## EXERCISE DIRECTIONS
Repeat all of the material exactly as given.

##### GIVEN DATA

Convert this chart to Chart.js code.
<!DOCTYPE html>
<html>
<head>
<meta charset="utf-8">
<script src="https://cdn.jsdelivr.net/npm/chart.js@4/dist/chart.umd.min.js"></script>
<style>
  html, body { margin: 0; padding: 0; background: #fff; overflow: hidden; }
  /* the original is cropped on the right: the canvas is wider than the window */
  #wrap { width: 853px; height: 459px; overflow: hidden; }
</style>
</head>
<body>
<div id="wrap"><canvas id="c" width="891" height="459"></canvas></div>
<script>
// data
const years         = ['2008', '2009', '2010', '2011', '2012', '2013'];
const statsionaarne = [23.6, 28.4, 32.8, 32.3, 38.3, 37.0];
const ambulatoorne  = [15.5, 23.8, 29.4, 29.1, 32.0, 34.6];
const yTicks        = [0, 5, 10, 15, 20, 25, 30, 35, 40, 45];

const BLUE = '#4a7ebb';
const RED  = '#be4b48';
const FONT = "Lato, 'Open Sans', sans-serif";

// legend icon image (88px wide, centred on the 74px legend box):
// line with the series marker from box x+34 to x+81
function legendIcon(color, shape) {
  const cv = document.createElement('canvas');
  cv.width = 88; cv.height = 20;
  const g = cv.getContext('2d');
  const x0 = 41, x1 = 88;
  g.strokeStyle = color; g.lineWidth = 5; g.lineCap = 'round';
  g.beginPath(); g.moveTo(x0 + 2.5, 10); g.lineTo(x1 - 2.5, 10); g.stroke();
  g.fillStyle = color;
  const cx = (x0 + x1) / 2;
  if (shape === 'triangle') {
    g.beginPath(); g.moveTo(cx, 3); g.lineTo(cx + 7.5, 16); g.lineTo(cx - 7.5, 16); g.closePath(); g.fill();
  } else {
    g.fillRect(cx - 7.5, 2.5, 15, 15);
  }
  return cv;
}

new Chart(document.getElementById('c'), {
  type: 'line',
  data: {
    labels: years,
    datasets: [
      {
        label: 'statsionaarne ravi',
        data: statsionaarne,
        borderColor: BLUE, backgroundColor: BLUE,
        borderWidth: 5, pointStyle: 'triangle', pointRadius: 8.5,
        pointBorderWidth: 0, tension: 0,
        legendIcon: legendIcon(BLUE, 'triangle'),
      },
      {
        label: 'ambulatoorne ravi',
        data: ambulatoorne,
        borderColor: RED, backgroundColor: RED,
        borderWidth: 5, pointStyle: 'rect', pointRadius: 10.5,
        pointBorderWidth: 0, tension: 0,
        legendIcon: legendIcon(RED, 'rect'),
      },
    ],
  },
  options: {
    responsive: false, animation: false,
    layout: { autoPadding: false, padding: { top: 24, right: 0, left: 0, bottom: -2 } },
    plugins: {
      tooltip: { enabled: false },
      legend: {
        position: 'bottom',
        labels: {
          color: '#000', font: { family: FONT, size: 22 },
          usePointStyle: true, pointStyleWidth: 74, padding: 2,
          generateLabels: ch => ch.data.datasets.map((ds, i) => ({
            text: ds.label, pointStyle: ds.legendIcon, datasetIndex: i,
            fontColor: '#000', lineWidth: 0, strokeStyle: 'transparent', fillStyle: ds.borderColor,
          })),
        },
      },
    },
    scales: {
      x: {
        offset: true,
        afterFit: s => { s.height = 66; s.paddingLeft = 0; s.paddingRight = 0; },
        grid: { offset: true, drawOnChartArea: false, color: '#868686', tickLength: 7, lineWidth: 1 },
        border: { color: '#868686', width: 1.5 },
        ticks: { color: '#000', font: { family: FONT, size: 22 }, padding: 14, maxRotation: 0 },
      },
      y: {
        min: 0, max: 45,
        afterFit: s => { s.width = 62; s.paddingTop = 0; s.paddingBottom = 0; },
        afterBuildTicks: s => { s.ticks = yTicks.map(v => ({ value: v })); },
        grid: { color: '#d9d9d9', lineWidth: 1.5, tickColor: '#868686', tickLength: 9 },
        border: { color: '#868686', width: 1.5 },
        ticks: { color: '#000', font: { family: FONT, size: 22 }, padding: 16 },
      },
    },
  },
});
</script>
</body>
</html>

##########

## REPLY TO THE EXERCISE
Convert this chart to Chart.js code.
<!DOCTYPE html>
<html>
<head>
<meta charset="utf-8">
<script src="https://cdn.jsdelivr.net/npm/chart.js@4/dist/chart.umd.min.js"></script>
<style>
  html, body { margin: 0; padding: 0; background: #fff; overflow: hidden; }
  /* the original is cropped on the right: the canvas is wider than the window */
  #wrap { width: 853px; height: 459px; overflow: hidden; }
</style>
</head>
<body>
<div id="wrap"><canvas id="c" width="891" height="459"></canvas></div>
<script>
// data
const years         = ['2008', '2009', '2010', '2011', '2012', '2013'];
const statsionaarne = [23.6, 28.4, 32.8, 32.3, 38.3, 37.0];
const ambulatoorne  = [15.5, 23.8, 29.4, 29.1, 32.0, 34.6];
const yTicks        = [0, 5, 10, 15, 20, 25, 30, 35, 40, 45];

const BLUE = '#4a7ebb';
const RED  = '#be4b48';
const FONT = "Lato, 'Open Sans', sans-serif";

// legend icon image (88px wide, centred on the 74px legend box):
// line with the series marker from box x+34 to x+81
function legendIcon(color, shape) {
  const cv = document.createElement('canvas');
  cv.width = 88; cv.height = 20;
  const g = cv.getContext('2d');
  const x0 = 41, x1 = 88;
  g.strokeStyle = color; g.lineWidth = 5; g.lineCap = 'round';
  g.beginPath(); g.moveTo(x0 + 2.5, 10); g.lineTo(x1 - 2.5, 10); g.stroke();
  g.fillStyle = color;
  const cx = (x0 + x1) / 2;
  if (shape === 'triangle') {
    g.beginPath(); g.moveTo(cx, 3); g.lineTo(cx + 7.5, 16); g.lineTo(cx - 7.5, 16); g.closePath(); g.fill();
  } else {
    g.fillRect(cx - 7.5, 2.5, 15, 15);
  }
  return cv;
}

new Chart(document.getElementById('c'), {
  type: 'line',
  data: {
    labels: years,
    datasets: [
      {
        label: 'statsionaarne ravi',
        data: statsionaarne,
        borderColor: BLUE, backgroundColor: BLUE,
        borderWidth: 5, pointStyle: 'triangle', pointRadius: 8.5,
        pointBorderWidth: 0, tension: 0,
        legendIcon: legendIcon(BLUE, 'triangle'),
      },
      {
        label: 'ambulatoorne ravi',
        data: ambulatoorne,
        borderColor: RED, backgroundColor: RED,
        borderWidth: 5, pointStyle: 'rect', pointRadius: 10.5,
        pointBorderWidth: 0, tension: 0,
        legendIcon: legendIcon(RED, 'rect'),
      },
    ],
  },
  options: {
    responsive: false, animation: false,
    layout: { autoPadding: false, padding: { top: 24, right: 0, left: 0, bottom: -2 } },
    plugins: {
      tooltip: { enabled: false },
      legend: {
        position: 'bottom',
        labels: {
          color: '#000', font: { family: FONT, size: 22 },
          usePointStyle: true, pointStyleWidth: 74, padding: 2,
          generateLabels: ch => ch.data.datasets.map((ds, i) => ({
            text: ds.label, pointStyle: ds.legendIcon, datasetIndex: i,
            fontColor: '#000', lineWidth: 0, strokeStyle: 'transparent', fillStyle: ds.borderColor,
          })),
        },
      },
    },
    scales: {
      x: {
        offset: true,
        afterFit: s => { s.height = 66; s.paddingLeft = 0; s.paddingRight = 0; },
        grid: { offset: true, drawOnChartArea: false, color: '#868686', tickLength: 7, lineWidth: 1 },
        border: { color: '#868686', width: 1.5 },
        ticks: { color: '#000', font: { family: FONT, size: 22 }, padding: 14, maxRotation: 0 },
      },
      y: {
        min: 0, max: 45,
        afterFit: s => { s.width = 62; s.paddingTop = 0; s.paddingBottom = 0; },
        afterBuildTicks: s => { s.ticks = yTicks.map(v => ({ value: v })); },
        grid: { color: '#d9d9d9', lineWidth: 1.5, tickColor: '#868686', tickLength: 9 },
        border: { color: '#868686', width: 1.5 },
        ticks: { color: '#000', font: { family: FONT, size: 22 }, padding: 16 },
      },
    },
  },
});
</script>
</body>
</html>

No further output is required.